Suspiciously, however, the prediction capabilities of our GNN were much worse when we performed this experiment. We found that while filling up the first half of the puzzle, the GNN performed comparatively to the CNN. However, as the puzzle became increasingly filled, the output values of our model became smaller and smaller. For this reason, it came to a point that, when we normalized with the softmax, the model essentially randomly guessed which value to predict. After predicting only a few incorrect nodes, the model was unable to perform competitively.

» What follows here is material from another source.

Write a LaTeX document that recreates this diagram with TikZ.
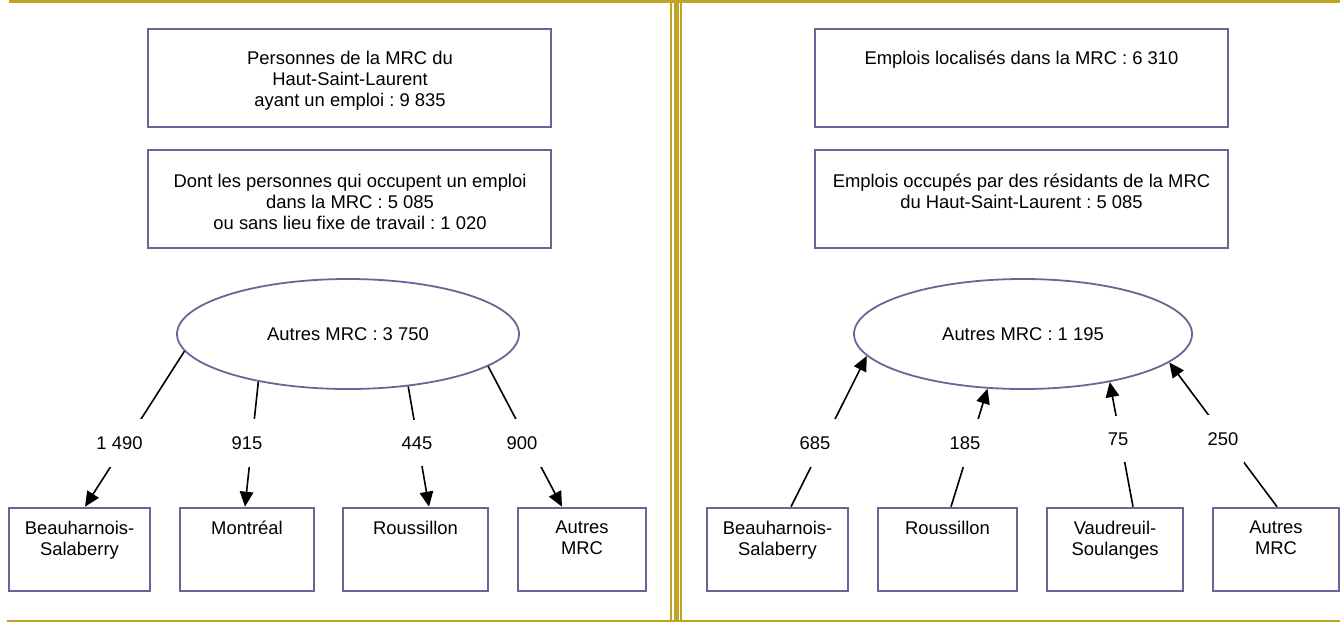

While this is a limitation of our model, we do not believe that it makes it unsuccessful. The future of solving CSPs will require models that can make strong predictions with limited computational power. For this reason, when the size of the problem space becomes large, the fill one-by-one approach will likely become obsolete. Only models that are able to compute solutions in one pass will thrive.

# Conclusion

In conclusion, we were able to successfully extend upon a promising CNN architecture by taking into account the graphical structure of Sudoku puzzles. The specific graphical embedding algorithm we used was GraphSAGE, and the architecture performed exceptionally well at predicting the puzzle solution in one pass. One limitation of our architecture is its inability to solve the puzzles perfectly in a one-by-one fashion. While this limitation hinders our architecture's performance in this particular problem space, we believe that the advantages of our architecture over the CNN better extend to larger problems: like an n x n Sudoku puzzle. Unfortunately, in order to test this hypothesis, a new dataset is required.